La Mélancolie, ensuite. Comme le blues, l’assouf est une musique qui tire ses racines d’une certaine souffrance. Ces chansons sont composées face à l’immensité du désert, et tournoient autour de la notion d’exil. Comme dépourvus d’ego, les membres de Tinariwen tissent ensemble une toile douce et onirique, en entremêlant les lignes harmoniques. Même si elles peuvent s’étendre de longues minutes, leurs compositions se limitent au nombre d’accords le plus succinct. Entre les moments de liesse, on se laisse donc aller à rêvasser en observant les images tournées au cœur du peuple tamazigh, projetées sur une toile de tente géante, pour une scénographie toute en subtilité.

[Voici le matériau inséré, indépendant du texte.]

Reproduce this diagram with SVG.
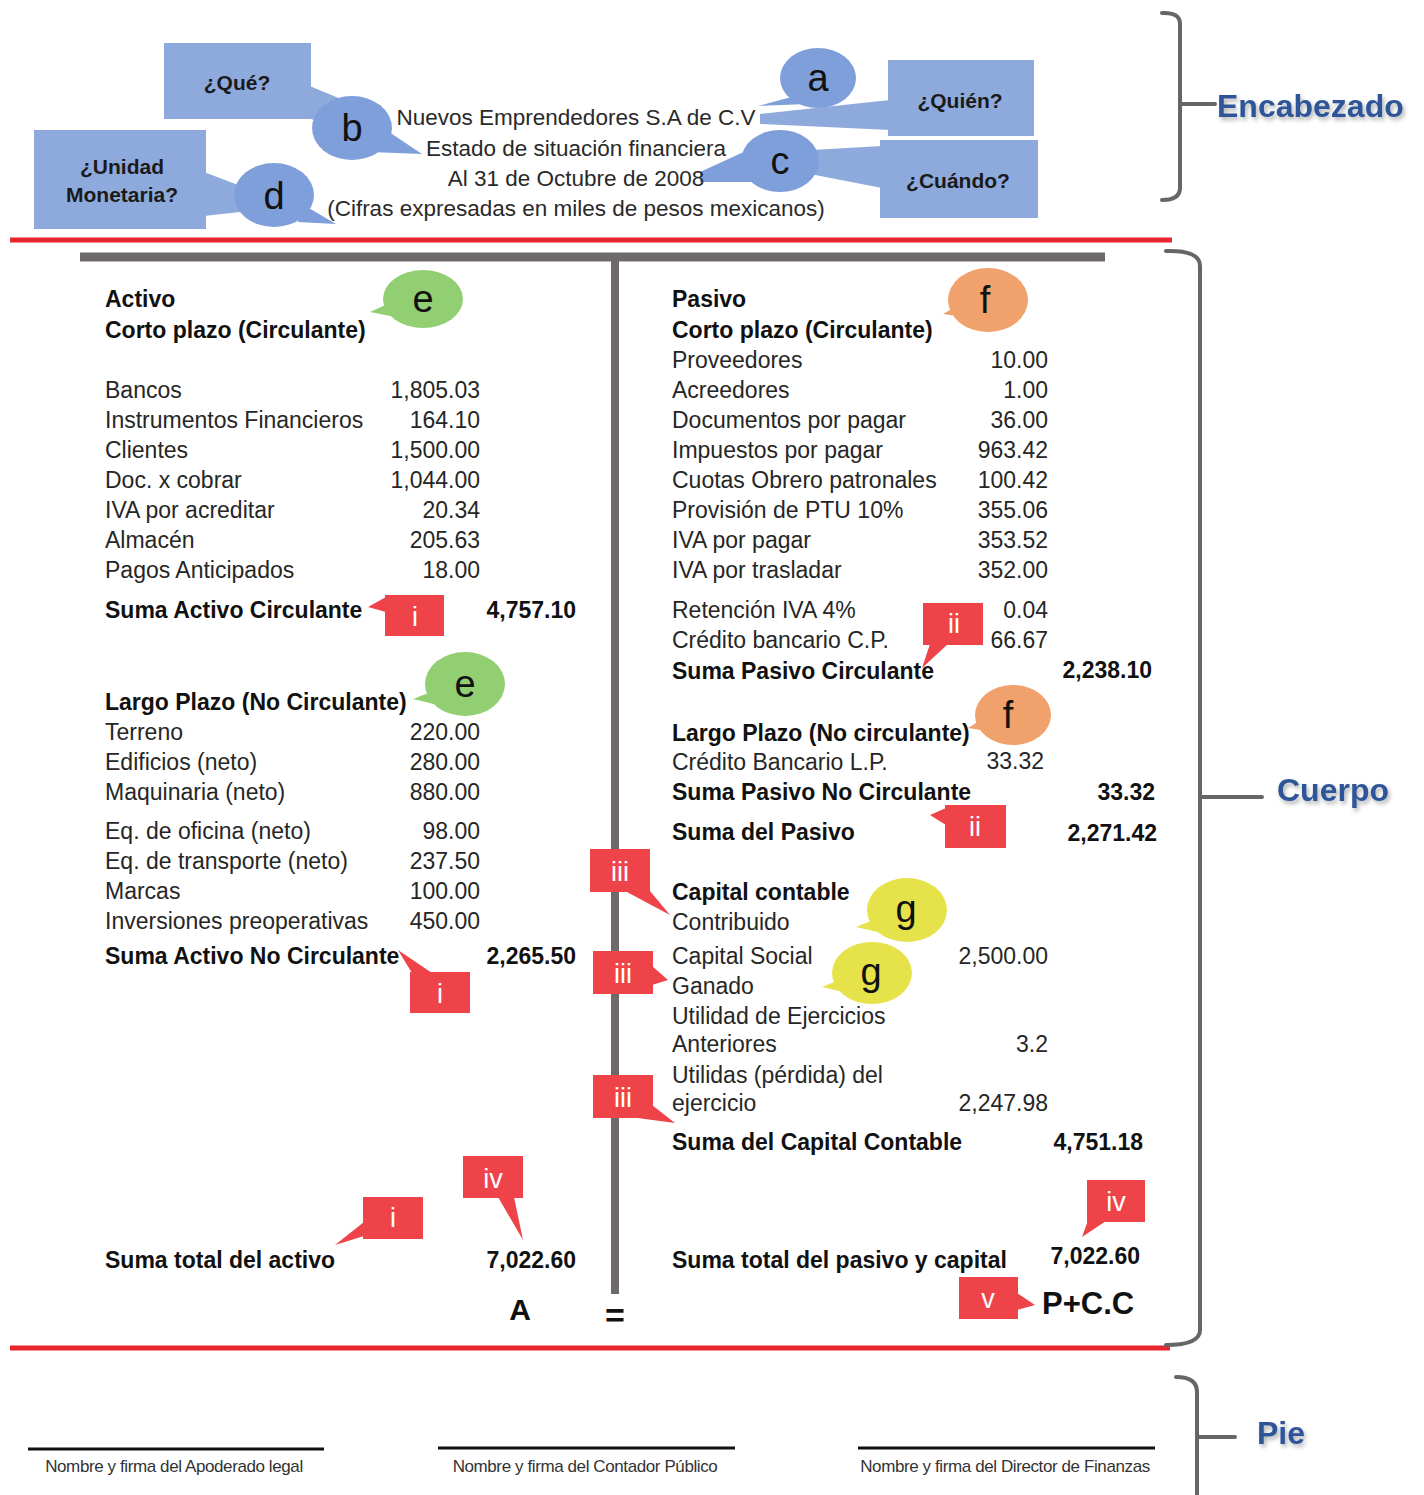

La politique, enfin. Drôle de contraste tant ces chansons sont douces à l’oreille, mais la dimension activiste de Tinariwen est belle et bien omniprésente. Comme nous l’avait expliqué Ousmane de Tamikrest, le dialecte tamasheq n’est pas enseigné dans les écoles. Coincée entre un gouvernement malien qui cherche à l’effacer et des groupes terroristes, cette culture berbère trouve son salut dans ces chansons, sortes de capsules temporelles d’une langue qui se meurt. La musique ou l’oubli, en somme.

C’est justement ce brassage d’esthétiques qui a rendu ce moment si spécial. Dans la salle, les rockeurs occidentaux ont côtoyé les personnes en tenue traditionnelle, et il y avait de la poésie à voir un des leaders Ibrahim esquisser des pas de danse avec l’ingé son en t-shirt Hellfest. Un moment hors du temps, où l’on ne sait plus trop où on est. Mais assurément un moment d’exception. On ne remerciera jamais assez Josh Klinghoffer (guitariste des Red Hot) d’avoir apporté un peu de lumière sur eux. Une lumière que ces artistes fantastiques ont depuis largement éclipsée.